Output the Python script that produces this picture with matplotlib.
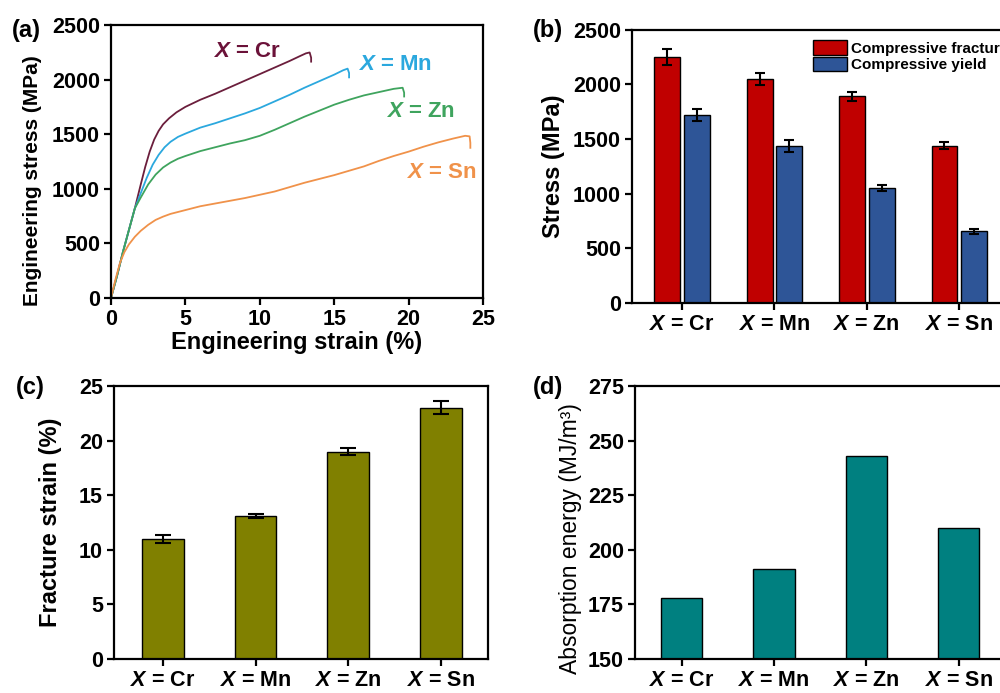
import matplotlib
matplotlib.use('Agg')
import matplotlib.pyplot as plt
import numpy as np

plt.rcParams['font.family'] = ['Liberation Sans', 'DejaVu Sans']
plt.rcParams['font.weight'] = 'bold'
plt.rcParams['mathtext.fontset'] = 'custom'
plt.rcParams['mathtext.it'] = 'Liberation Sans:italic:bold'
plt.rcParams['mathtext.rm'] = 'Liberation Sans:bold'

alloys = [r'$X$ = Cr', r'$X$ = Mn', r'$X$ = Zn', r'$X$ = Sn']

# (a) compressive stress-strain curves
cr_strain = [0, 0.4, 0.8, 1.2, 1.6, 2.0, 2.3, 2.6, 2.9, 3.2, 3.5, 3.9, 4.4, 5.0, 6.0, 7.0,
             8.0, 9.0, 10.0, 11.0, 12.0, 12.7, 13.1, 13.35, 13.45, 13.45]
cr_stress = [0, 200, 420, 620, 820, 1040, 1200, 1340, 1450, 1530, 1590, 1645, 1700, 1750, 1815, 1870,
             1930, 1990, 2050, 2110, 2170, 2215, 2240, 2248, 2200, 2164]
mn_strain = [0, 0.4, 0.8, 1.2, 1.6, 2.0, 2.4, 2.8, 3.2, 3.6, 4.0, 4.5, 5.0, 6.0, 7.0, 8.0,
             9.0, 10.0, 11.0, 12.0, 13.0, 14.0, 15.0, 15.6, 15.9, 16.0, 16.0]
mn_stress = [0, 200, 420, 620, 820, 960, 1100, 1220, 1310, 1380, 1430, 1475, 1505, 1560, 1600, 1645,
             1690, 1740, 1800, 1860, 1925, 1985, 2045, 2085, 2100, 2060, 2020]
zn_strain = [0, 0.4, 0.8, 1.2, 1.6, 2.0, 2.5, 3.0, 3.5, 4.0, 4.5, 5.0, 6.0, 7.0, 8.0, 9.0, 10.0,
             11.0, 12.0, 13.0, 14.0, 15.0, 16.0, 17.0, 18.0, 19.0, 19.6, 19.7, 19.7]
zn_stress = [0, 200, 420, 620, 820, 920, 1040, 1130, 1195, 1240, 1275, 1300, 1345, 1380, 1415, 1445, 1485,
             1540, 1600, 1660, 1715, 1770, 1815, 1855, 1885, 1915, 1925, 1880, 1845]
sn_strain = [0, 0.3, 0.6, 0.9, 1.2, 1.6, 2.0, 2.5, 3.0, 3.5, 4.0, 5.0, 6.0, 7.0, 8.0, 9.0, 10.0,
             11.0, 12.0, 13.0, 14.0, 15.0, 16.0, 17.0, 18.0, 19.0, 20.0, 21.0, 22.0, 23.0, 23.8,
             24.1, 24.15, 24.15]
sn_stress = [0, 170, 320, 420, 490, 560, 615, 670, 715, 745, 770, 805, 840, 865, 890, 915, 945,
             975, 1015, 1055, 1090, 1125, 1165, 1205, 1255, 1300, 1340, 1385, 1425, 1460, 1485,
             1480, 1420, 1375]

# (b) compressive fracture / yield strength
fracture = [2250, 2050, 1890, 1440]
fracture_err = [70, 58, 45, 30]
yield_str = [1722, 1438, 1050, 656]
yield_err = [55, 55, 28, 22]

# (c) fracture strain
frac_strain = [11.0, 13.1, 19.0, 23.0]
frac_strain_err = [0.35, 0.2, 0.35, 0.6]

# (d) absorption energy
energy = [178, 191, 243, 210]

fig = plt.figure(figsize=(10, 6.93), dpi=100)

tick_fs = 15.5
label_fs = 17


def style_axes(ax):
    for s in ax.spines.values():
        s.set_linewidth(1.6)
    ax.tick_params(direction='out', length=5, width=1.6, labelsize=tick_fs, pad=3)
    ax.tick_params(top=False, right=False)


# ---- (a)
ax1 = fig.add_axes([0.111, 0.570, 0.372, 0.394])
ax1.plot(cr_strain, cr_stress, color='#6B1E3C', lw=1.3)
ax1.plot(mn_strain, mn_stress, color='#2BA8DE', lw=1.3)
ax1.plot(zn_strain, zn_stress, color='#3FA45E', lw=1.3)
ax1.plot(sn_strain, sn_stress, color='#F0924A', lw=1.3)
ax1.set_xlim(0, 25)
ax1.set_ylim(0, 2500)
ax1.set_xticks([0, 5, 10, 15, 20, 25])
ax1.set_yticks([0, 500, 1000, 1500, 2000, 2500])
ax1.set_xlabel('Engineering strain (%)', fontsize=label_fs, fontweight='bold', labelpad=1)
ax1.set_ylabel('Engineering stress (MPa)', fontsize=15, fontweight='bold')
ax1.yaxis.set_label_coords(-0.185, 0.43)
style_axes(ax1)
ax1.text(9.1, 2253, alloys[0], color='#6B1239', fontsize=16, ha='center', va='center')
ax1.text(19.1, 2134, alloys[1], color='#2BA8DE', fontsize=16, ha='center', va='center')
ax1.text(20.8, 1703, alloys[2], color='#3FA45E', fontsize=16, ha='center', va='center')
ax1.text(22.2, 1145, alloys[3], color='#F0924A', fontsize=16, ha='center', va='center')

# ---- (b)
x = np.arange(len(alloys))
ax2 = fig.add_axes([0.632, 0.563, 0.379, 0.394])
ax2.bar(x - 0.16, fracture, width=0.28, color='#C00000', edgecolor='black', lw=1,
        yerr=fracture_err, capsize=3.8, error_kw=dict(elinewidth=1.5, capthick=1.5),
        label='Compressive fracture')
ax2.bar(x + 0.16, yield_str, width=0.28, color='#2E5597', edgecolor='black', lw=1,
        yerr=yield_err, capsize=3.8, error_kw=dict(elinewidth=1.5, capthick=1.5),
        label='Compressive yield')
ax2.set_xlim(-0.54, 3.56)
ax2.set_ylim(0, 2500)
ax2.set_xticks(x)
ax2.set_xticklabels(alloys)
ax2.set_yticks([0, 500, 1000, 1500, 2000, 2500])
ax2.set_ylabel('Stress (MPa)', fontsize=label_fs, fontweight='bold', labelpad=6)
style_axes(ax2)
ax2.legend(loc='upper left', bbox_to_anchor=(0.45, 1.0), frameon=False, fontsize=11,
           handlelength=2.2, handleheight=1.1, handletextpad=0.3, labelspacing=0.05,
           borderaxespad=0.3)

# ---- (c)
ax3 = fig.add_axes([0.114, 0.049, 0.374, 0.394])
ax3.bar(x, frac_strain, width=0.45, color='#808000', edgecolor='black', lw=1,
        yerr=frac_strain_err, capsize=6, error_kw=dict(elinewidth=1.5, capthick=1.5))
ax3.set_xlim(-0.53, 3.51)
ax3.set_ylim(0, 25)
ax3.set_xticks(x)
ax3.set_xticklabels(alloys)
ax3.set_yticks([0, 5, 10, 15, 20, 25])
ax3.set_ylabel('Fracture strain (%)', fontsize=label_fs, fontweight='bold', labelpad=12)
style_axes(ax3)

# ---- (d)
ax4 = fig.add_axes([0.635, 0.049, 0.379, 0.394])
ax4.bar(x, energy, width=0.45, color='#008080', edgecolor='black', lw=1)
ax4.set_xlim(-0.505, 3.6)
ax4.set_ylim(150, 275)
ax4.set_xticks(x)
ax4.set_xticklabels(alloys)
ax4.set_yticks([150, 175, 200, 225, 250, 275])
ax4.set_ylabel('Absorption energy (MJ/m³)', fontsize=16.5, fontweight='normal')
ax4.yaxis.set_label_coords(-0.14, 0.44)
style_axes(ax4)

# panel letters
fig.text(0.012, 0.972, '(a)', fontsize=17, va='top', ha='left')
fig.text(0.533, 0.972, '(b)', fontsize=17, va='top', ha='left')
fig.text(0.016, 0.457, '(c)', fontsize=17, va='top', ha='left')
fig.text(0.533, 0.457, '(d)', fontsize=17, va='top', ha='left')

fig.savefig('out.png', dpi=100)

◇ ◇ ◇ ◇

-- Task directions --
Write the listing above out again exactly, dropping each image.

-- Answer below --
Output the Python script that produces this picture with matplotlib.
import matplotlib
matplotlib.use('Agg')
import matplotlib.pyplot as plt
import numpy as np

plt.rcParams['font.family'] = ['Liberation Sans', 'DejaVu Sans']
plt.rcParams['font.weight'] = 'bold'
plt.rcParams['mathtext.fontset'] = 'custom'
plt.rcParams['mathtext.it'] = 'Liberation Sans:italic:bold'
plt.rcParams['mathtext.rm'] = 'Liberation Sans:bold'

alloys = [r'$X$ = Cr', r'$X$ = Mn', r'$X$ = Zn', r'$X$ = Sn']

# (a) compressive stress-strain curves
cr_strain = [0, 0.4, 0.8, 1.2, 1.6, 2.0, 2.3, 2.6, 2.9, 3.2, 3.5, 3.9, 4.4, 5.0, 6.0, 7.0,
             8.0, 9.0, 10.0, 11.0, 12.0, 12.7, 13.1, 13.35, 13.45, 13.45]
cr_stress = [0, 200, 420, 620, 820, 1040, 1200, 1340, 1450, 1530, 1590, 1645, 1700, 1750, 1815, 1870,
             1930, 1990, 2050, 2110, 2170, 2215, 2240, 2248, 2200, 2164]
mn_strain = [0, 0.4, 0.8, 1.2, 1.6, 2.0, 2.4, 2.8, 3.2, 3.6, 4.0, 4.5, 5.0, 6.0, 7.0, 8.0,
             9.0, 10.0, 11.0, 12.0, 13.0, 14.0, 15.0, 15.6, 15.9, 16.0, 16.0]
mn_stress = [0, 200, 420, 620, 820, 960, 1100, 1220, 1310, 1380, 1430, 1475, 1505, 1560, 1600, 1645,
             1690, 1740, 1800, 1860, 1925, 1985, 2045, 2085, 2100, 2060, 2020]
zn_strain = [0, 0.4, 0.8, 1.2, 1.6, 2.0, 2.5, 3.0, 3.5, 4.0, 4.5, 5.0, 6.0, 7.0, 8.0, 9.0, 10.0,
             11.0, 12.0, 13.0, 14.0, 15.0, 16.0, 17.0, 18.0, 19.0, 19.6, 19.7, 19.7]
zn_stress = [0, 200, 420, 620, 820, 920, 1040, 1130, 1195, 1240, 1275, 1300, 1345, 1380, 1415, 1445, 1485,
             1540, 1600, 1660, 1715, 1770, 1815, 1855, 1885, 1915, 1925, 1880, 1845]
sn_strain = [0, 0.3, 0.6, 0.9, 1.2, 1.6, 2.0, 2.5, 3.0, 3.5, 4.0, 5.0, 6.0, 7.0, 8.0, 9.0, 10.0,
             11.0, 12.0, 13.0, 14.0, 15.0, 16.0, 17.0, 18.0, 19.0, 20.0, 21.0, 22.0, 23.0, 23.8,
             24.1, 24.15, 24.15]
sn_stress = [0, 170, 320, 420, 490, 560, 615, 670, 715, 745, 770, 805, 840, 865, 890, 915, 945,
             975, 1015, 1055, 1090, 1125, 1165, 1205, 1255, 1300, 1340, 1385, 1425, 1460, 1485,
             1480, 1420, 1375]

# (b) compressive fracture / yield strength
fracture = [2250, 2050, 1890, 1440]
fracture_err = [70, 58, 45, 30]
yield_str = [1722, 1438, 1050, 656]
yield_err = [55, 55, 28, 22]

# (c) fracture strain
frac_strain = [11.0, 13.1, 19.0, 23.0]
frac_strain_err = [0.35, 0.2, 0.35, 0.6]

# (d) absorption energy
energy = [178, 191, 243, 210]

fig = plt.figure(figsize=(10, 6.93), dpi=100)

tick_fs = 15.5
label_fs = 17


def style_axes(ax):
    for s in ax.spines.values():
        s.set_linewidth(1.6)
    ax.tick_params(direction='out', length=5, width=1.6, labelsize=tick_fs, pad=3)
    ax.tick_params(top=False, right=False)


# ---- (a)
ax1 = fig.add_axes([0.111, 0.570, 0.372, 0.394])
ax1.plot(cr_strain, cr_stress, color='#6B1E3C', lw=1.3)
ax1.plot(mn_strain, mn_stress, color='#2BA8DE', lw=1.3)
ax1.plot(zn_strain, zn_stress, color='#3FA45E', lw=1.3)
ax1.plot(sn_strain, sn_stress, color='#F0924A', lw=1.3)
ax1.set_xlim(0, 25)
ax1.set_ylim(0, 2500)
ax1.set_xticks([0, 5, 10, 15, 20, 25])
ax1.set_yticks([0, 500, 1000, 1500, 2000, 2500])
ax1.set_xlabel('Engineering strain (%)', fontsize=label_fs, fontweight='bold', labelpad=1)
ax1.set_ylabel('Engineering stress (MPa)', fontsize=15, fontweight='bold')
ax1.yaxis.set_label_coords(-0.185, 0.43)
style_axes(ax1)
ax1.text(9.1, 2253, alloys[0], color='#6B1239', fontsize=16, ha='center', va='center')
ax1.text(19.1, 2134, alloys[1], color='#2BA8DE', fontsize=16, ha='center', va='center')
ax1.text(20.8, 1703, alloys[2], color='#3FA45E', fontsize=16, ha='center', va='center')
ax1.text(22.2, 1145, alloys[3], color='#F0924A', fontsize=16, ha='center', va='center')

# ---- (b)
x = np.arange(len(alloys))
ax2 = fig.add_axes([0.632, 0.563, 0.379, 0.394])
ax2.bar(x - 0.16, fracture, width=0.28, color='#C00000', edgecolor='black', lw=1,
        yerr=fracture_err, capsize=3.8, error_kw=dict(elinewidth=1.5, capthick=1.5),
        label='Compressive fracture')
ax2.bar(x + 0.16, yield_str, width=0.28, color='#2E5597', edgecolor='black', lw=1,
        yerr=yield_err, capsize=3.8, error_kw=dict(elinewidth=1.5, capthick=1.5),
        label='Compressive yield')
ax2.set_xlim(-0.54, 3.56)
ax2.set_ylim(0, 2500)
ax2.set_xticks(x)
ax2.set_xticklabels(alloys)
ax2.set_yticks([0, 500, 1000, 1500, 2000, 2500])
ax2.set_ylabel('Stress (MPa)', fontsize=label_fs, fontweight='bold', labelpad=6)
style_axes(ax2)
ax2.legend(loc='upper left', bbox_to_anchor=(0.45, 1.0), frameon=False, fontsize=11,
           handlelength=2.2, handleheight=1.1, handletextpad=0.3, labelspacing=0.05,
           borderaxespad=0.3)

# ---- (c)
ax3 = fig.add_axes([0.114, 0.049, 0.374, 0.394])
ax3.bar(x, frac_strain, width=0.45, color='#808000', edgecolor='black', lw=1,
        yerr=frac_strain_err, capsize=6, error_kw=dict(elinewidth=1.5, capthick=1.5))
ax3.set_xlim(-0.53, 3.51)
ax3.set_ylim(0, 25)
ax3.set_xticks(x)
ax3.set_xticklabels(alloys)
ax3.set_yticks([0, 5, 10, 15, 20, 25])
ax3.set_ylabel('Fracture strain (%)', fontsize=label_fs, fontweight='bold', labelpad=12)
style_axes(ax3)

# ---- (d)
ax4 = fig.add_axes([0.635, 0.049, 0.379, 0.394])
ax4.bar(x, energy, width=0.45, color='#008080', edgecolor='black', lw=1)
ax4.set_xlim(-0.505, 3.6)
ax4.set_ylim(150, 275)
ax4.set_xticks(x)
ax4.set_xticklabels(alloys)
ax4.set_yticks([150, 175, 200, 225, 250, 275])
ax4.set_ylabel('Absorption energy (MJ/m³)', fontsize=16.5, fontweight='normal')
ax4.yaxis.set_label_coords(-0.14, 0.44)
style_axes(ax4)

# panel letters
fig.text(0.012, 0.972, '(a)', fontsize=17, va='top', ha='left')
fig.text(0.533, 0.972, '(b)', fontsize=17, va='top', ha='left')
fig.text(0.016, 0.457, '(c)', fontsize=17, va='top', ha='left')
fig.text(0.533, 0.457, '(d)', fontsize=17, va='top', ha='left')

fig.savefig('out.png', dpi=100)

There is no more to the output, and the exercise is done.